STATED GOAL
Using the listing below, output only the lines from the one that contains "Give me the React, TypeScript" through the one that contains "import * as", inclusive, exactly as given and without images.

[Entries with chart source code]
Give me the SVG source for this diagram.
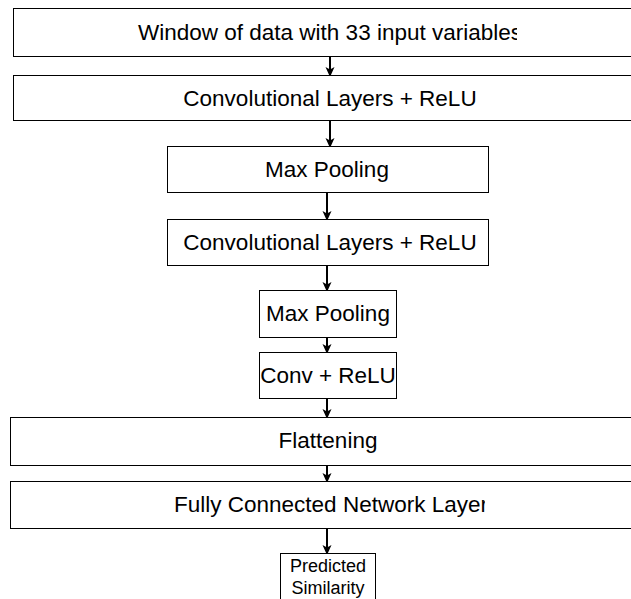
<svg xmlns="http://www.w3.org/2000/svg" width="631" height="599" viewBox="0 0 631 599">
<style>
.box{fill:#fff;stroke:#000;stroke-width:1}
.t{font-family:"Liberation Sans",Arial,sans-serif;font-size:22.5px;fill:#000;text-anchor:middle}
.s{font-family:"Liberation Sans",Arial,sans-serif;font-size:18px;fill:#000;text-anchor:middle}
.c{stroke:#000;stroke-width:2;fill:none;marker-end:url(#ah)}
</style>
<defs>
<marker id="ah" markerWidth="10" markerHeight="11" refX="8" refY="5" orient="auto" markerUnits="userSpaceOnUse">
<path d="M0,0.5 L10,5 L0,9.5 L2.5,5 Z" fill="#000"/>
</marker>
<clipPath id="c1"><rect x="0" y="0" width="517" height="60"/></clipPath>
<clipPath id="c8"><rect x="0" y="480" width="485" height="50"/></clipPath>
</defs>
<g id="connectors">
<line class="c" x1="330" y1="56" x2="330" y2="75"/>
<line class="c" x1="330" y1="120" x2="330" y2="146"/>
<line class="c" x1="327" y1="192" x2="327" y2="219"/>
<line class="c" x1="327" y1="265" x2="327" y2="290"/>
<line class="c" x1="327" y1="337" x2="327" y2="352"/>
<line class="c" x1="327" y1="398" x2="327" y2="417"/>
<line class="c" x1="327" y1="465" x2="327" y2="481"/>
<line class="c" x1="327" y1="528" x2="327" y2="553"/>
</g>
<g id="n1"><rect class="box" x="13.5" y="8.5" width="630" height="48"/><text class="t" x="330" y="40" clip-path="url(#c1)">Window of data with 33 input variables</text></g>
<g id="n2"><rect class="box" x="13.5" y="75.5" width="630" height="45"/><text class="t" x="330" y="106">Convolutional Layers + ReLU</text></g>
<g id="n3"><rect class="box" x="167.5" y="146.5" width="321" height="46"/><text class="t" x="327" y="177">Max Pooling</text></g>
<g id="n4"><rect class="box" x="167.5" y="219.5" width="321" height="46"/><text class="t" x="330" y="250">Convolutional Layers + ReLU</text></g>
<g id="n5"><rect class="box" x="259.5" y="290.5" width="137" height="47"/><text class="t" x="328" y="321">Max Pooling</text></g>
<g id="n6"><rect class="box" x="259.5" y="352.5" width="137" height="46"/><text class="t" x="328" y="383">Conv + ReLU</text></g>
<g id="n7"><rect class="box" x="10.5" y="417.5" width="630" height="48"/><text class="t" x="328" y="448">Flattening</text></g>
<g id="n8"><rect class="box" x="10.5" y="481.5" width="630" height="47"/><text class="t" x="331" y="512" clip-path="url(#c8)">Fully Connected Network Layer</text></g>
<g id="n9"><rect class="box" x="280.5" y="553.5" width="95" height="50"/><text class="s" x="328" y="572">Predicted</text><text class="s" x="328" y="594">Similarity</text></g>
</svg>
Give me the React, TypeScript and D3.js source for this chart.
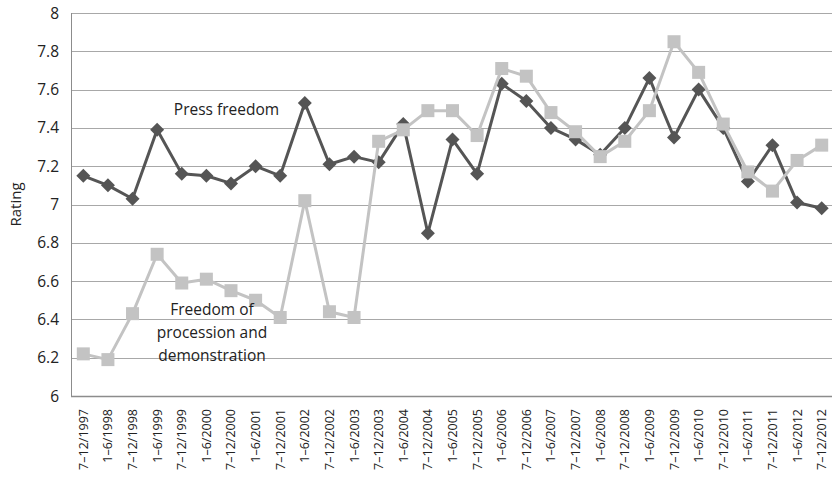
import React, { useEffect, useRef } from "react";
import * as d3 from "d3";

const periods = [
  "7–12/1997", "1–6/1998", "7–12/1998", "1–6/1999", "7–12/1999", "1–6/2000", "7–12/2000",
  "1–6/2001", "7–12/2001", "1–6/2002", "7–12/2002", "1–6/2003", "7–12/2003", "1–6/2004",
  "7–12/2004", "1–6/2005", "7–12/2005", "1–6/2006", "7–12/2006", "1–6/2007", "7–12/2007",
  "1–6/2008", "7–12/2008", "1–6/2009", "7–12/2009", "1–6/2010", "7–12/2010", "1–6/2011",
  "7–12/2011", "1–6/2012", "7–12/2012",
];

const pressFreedom = [
  7.15, 7.10, 7.03, 7.39, 7.16, 7.15, 7.11, 7.20, 7.15, 7.53, 7.21, 7.25, 7.22, 7.42, 6.85, 7.34,
  7.16, 7.63, 7.54, 7.40, 7.34, 7.26, 7.40, 7.66, 7.35, 7.60, 7.40, 7.12, 7.31, 7.01, 6.98,
];

const procession = [
  6.22, 6.19, 6.43, 6.74, 6.59, 6.61, 6.55, 6.50, 6.41, 7.02, 6.44, 6.41, 7.33, 7.39, 7.49, 7.49,
  7.36, 7.71, 7.67, 7.48, 7.38, 7.25, 7.33, 7.49, 7.85, 7.69, 7.42, 7.17, 7.07, 7.23, 7.31,
];

const yTicks = [6, 6.2, 6.4, 6.6, 6.8, 7, 7.2, 7.4, 7.6, 7.8, 8];

const FONT = "'Open Sans', sans-serif";

const App = () => {
  const ref = useRef<SVGSVGElement | null>(null);

  useEffect(() => {
    const width = 832, height = 496;
    const margin = { top: 13, right: -2, bottom: 100, left: 71 };
    const svg = d3.select(ref.current);
    svg.selectAll("*").remove();

    var x = d3.scaleBand().domain(periods).range([margin.left, width - margin.right]);
    var y = d3.scaleLinear().domain([6, 8]).range([height - margin.bottom, margin.top]);
    const cx = (i: number) => x(periods[i])! + x.bandwidth() / 2;

    // gridlines
    svg.append("g").selectAll("line").data(yTicks.slice(1)).join("line")
      .attr("x1", margin.left).attr("x2", width)
      .attr("y1", (d) => Math.round(y(d)) + 0.5).attr("y2", (d) => Math.round(y(d)) + 0.5)
      .attr("stroke", "#a8a8a8").attr("stroke-width", 1);

    // axes
    svg.append("line")
      .attr("x1", margin.left + 0.5).attr("x2", margin.left + 0.5)
      .attr("y1", y(8)).attr("y2", y(6))
      .attr("stroke", "#8c8c8c");
    svg.append("line")
      .attr("x1", margin.left).attr("x2", width)
      .attr("y1", Math.round(y(6)) + 0.5).attr("y2", Math.round(y(6)) + 0.5)
      .attr("stroke", "#8c8c8c").attr("stroke-width", 1.5);

    svg.append("g").selectAll("text").data(yTicks).join("text")
      .attr("x", 59).attr("y", (d) => y(d))
      .attr("dy", "0.36em")
      .attr("text-anchor", "end")
      .style("font-family", FONT).style("font-size", "15.5px").attr("fill", "#222")
      .text((d) => String(d));

    svg.append("text")
      .attr("transform", "translate(21," + y(7) + ") rotate(-90)")
      .attr("text-anchor", "middle")
      .style("font-family", FONT).style("font-size", "15px").attr("fill", "#222")
      .text("Rating");

    svg.append("g").selectAll("text").data(periods).join("text")
      .attr("transform", (d, i) => "translate(" + (cx(i) + 4.5) + "," + (y(6) + 13) + ") rotate(-90)")
      .attr("text-anchor", "end")
      .style("font-family", FONT).style("font-size", "12.5px").attr("fill", "#222")
      .text((d) => d);

    const line = d3.line<number>().x((d, i) => cx(i)).y((d) => y(d));

    // press freedom (dark, diamonds)
    svg.append("path").datum(pressFreedom)
      .attr("fill", "none").attr("stroke", "#555555").attr("stroke-width", 3)
      .attr("stroke-linejoin", "round")
      .attr("d", line);
    svg.append("g").selectAll("path").data(pressFreedom).join("path")
      .attr("transform", (d, i) => "translate(" + cx(i) + "," + y(d) + ")")
      .attr("d", "M0,-7L7,0L0,7L-7,0Z")
      .attr("fill", "#555555");

    // procession (light, squares)
    svg.append("path").datum(procession)
      .attr("fill", "none").attr("stroke", "#c3c3c3").attr("stroke-width", 3)
      .attr("stroke-linejoin", "round")
      .attr("d", line);
    svg.append("g").selectAll("rect").data(procession).join("rect")
      .attr("x", (d, i) => cx(i) - 6.5).attr("y", (d) => y(d) - 6.5)
      .attr("width", 13).attr("height", 13)
      .attr("fill", "#c3c3c3");

    svg.append("text")
      .attr("x", 226.5).attr("y", 115)
      .attr("text-anchor", "middle")
      .style("font-family", FONT).style("font-size", "15.5px").attr("fill", "#222")
      .text("Press freedom");

    const lbl = svg.append("text")
      .attr("text-anchor", "middle")
      .style("font-family", FONT).style("font-size", "15.5px").attr("fill", "#222");
    ["Freedom of", "procession and", "demonstration"].forEach((t, i) => {
      lbl.append("tspan").attr("x", 212).attr("y", 315 + i * 23).text(t);
    });
  }, []);

  return (
    <svg ref={ref} width={832} height={496} style={{ position: "absolute", left: 0, top: 0, background: "#fff" }} />
  );
};

export default App;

THE COMPLETED TASK
Give me the React, TypeScript and D3.js source for this chart.
import React, { useEffect, useRef } from "react";
import * as d3 from "d3";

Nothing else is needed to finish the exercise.